• [To do]: Everything from the first line of the data through the line with "(0,88+\k*95) -- (902,88+\k*95);" is to be echoed exactly, minus the pictures.
━━━━━━━━
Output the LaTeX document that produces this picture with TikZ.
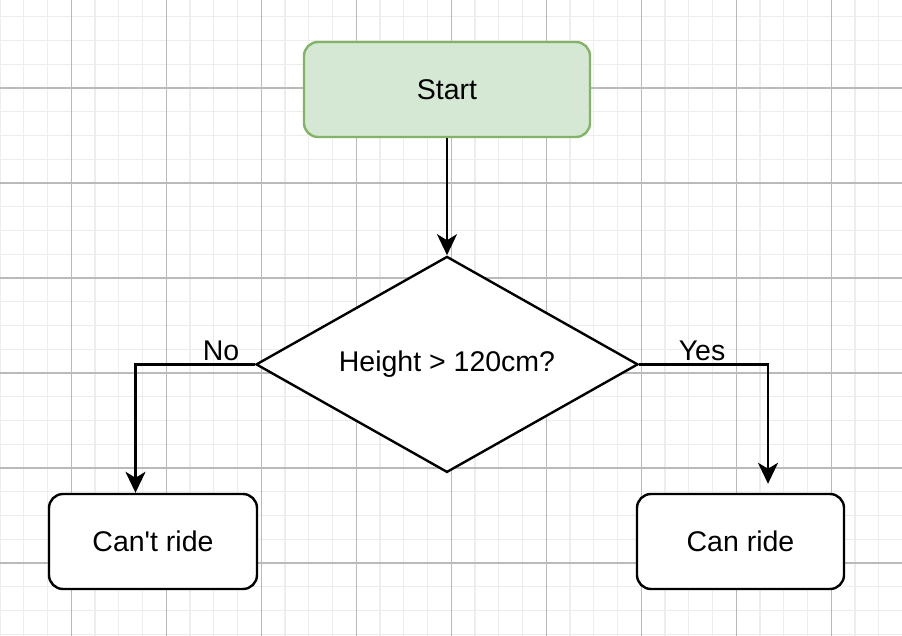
\documentclass[tikz,border=0pt]{standalone}
\usepackage{fontspec}
\setmainfont{Liberation Sans}
\usetikzlibrary{shapes.geometric,arrows.meta,positioning}
\definecolor{startfill}{HTML}{D5E8D4}
\definecolor{startline}{HTML}{82B366}

\begin{document}
\begin{tikzpicture}[
  x=1pt, y=-1pt,
  font=\fontsize{28.5}{34}\selectfont,
  >={Stealth[length=21pt, width=20pt, inset=6pt]},
  node distance = 117pt,
  minor/.style    = {draw=black!7, line width=1.4pt},
  major/.style    = {draw=black!27, line width=1.2pt},
  box/.style      = {draw, rounded corners=14pt, line width=2.4pt,
                     align=center, minimum height=95pt, inner sep=0pt},
  startbox/.style = {box, draw=startline, fill=startfill, minimum width=286pt},
  endbox/.style   = {box, fill=white, minimum width=208pt},
  decision/.style = {diamond, aspect=1.784, draw, line width=2.4pt, fill=white,
                     inner sep=0pt, minimum width=382pt, minimum height=216pt},
  link/.style     = {->, line width=2.6pt},
  lbl/.style      = {inner sep=0pt}
]
\useasboundingbox (0,0) rectangle (902,636);
\fill[white] (0,0) rectangle (902,636);

\foreach \k in {0,...,38} \draw[minor] (\k*23.75,0) -- (\k*23.75,636);
\foreach \k in {0,...,27} \draw[minor] (0,-7+\k*23.75) -- (902,-7+\k*23.75);
\foreach \k in {0,...,8}  \draw[major] (71.25+\k*95,0) -- (71.25+\k*95,636);
\foreach \k in {0,...,5}  \draw[major] (0,88+\k*95) -- (902,88+\k*95);

\node[startbox] (start) at (447,89.5) {Start};
\node[decision, below=of start] (cond) {Height > 120cm?};
\node[endbox] (cant) at (153,541.5) {Can\textquotesingle t ride};
\node[endbox, minimum width=207pt] (can) at (740.5,541.5) {Can ride};

\node[lbl] (no)  at (221,350.5) {No};
\node[lbl] (yes) at (702,350.5) {Yes};

\draw[link] (start) -- (cond);
\draw[link] (cond.west) -| ([xshift=-17.5pt]cant.north);
\draw[link] (cond.east) -| ([xshift=27.5pt, yshift=9pt]can.north);

\end{tikzpicture}
\end{document}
━━━━━━━━
• [Solution to this problem]:
Output the LaTeX document that produces this picture with TikZ.
\documentclass[tikz,border=0pt]{standalone}
\usepackage{fontspec}
\setmainfont{Liberation Sans}
\usetikzlibrary{shapes.geometric,arrows.meta,positioning}
\definecolor{startfill}{HTML}{D5E8D4}
\definecolor{startline}{HTML}{82B366}

\begin{document}
\begin{tikzpicture}[
  x=1pt, y=-1pt,
  font=\fontsize{28.5}{34}\selectfont,
  >={Stealth[length=21pt, width=20pt, inset=6pt]},
  node distance = 117pt,
  minor/.style    = {draw=black!7, line width=1.4pt},
  major/.style    = {draw=black!27, line width=1.2pt},
  box/.style      = {draw, rounded corners=14pt, line width=2.4pt,
                     align=center, minimum height=95pt, inner sep=0pt},
  startbox/.style = {box, draw=startline, fill=startfill, minimum width=286pt},
  endbox/.style   = {box, fill=white, minimum width=208pt},
  decision/.style = {diamond, aspect=1.784, draw, line width=2.4pt, fill=white,
                     inner sep=0pt, minimum width=382pt, minimum height=216pt},
  link/.style     = {->, line width=2.6pt},
  lbl/.style      = {inner sep=0pt}
]
\useasboundingbox (0,0) rectangle (902,636);
\fill[white] (0,0) rectangle (902,636);

\foreach \k in {0,...,38} \draw[minor] (\k*23.75,0) -- (\k*23.75,636);
\foreach \k in {0,...,27} \draw[minor] (0,-7+\k*23.75) -- (902,-7+\k*23.75);
\foreach \k in {0,...,8}  \draw[major] (71.25+\k*95,0) -- (71.25+\k*95,636);
\foreach \k in {0,...,5}  \draw[major] (0,88+\k*95) -- (902,88+\k*95);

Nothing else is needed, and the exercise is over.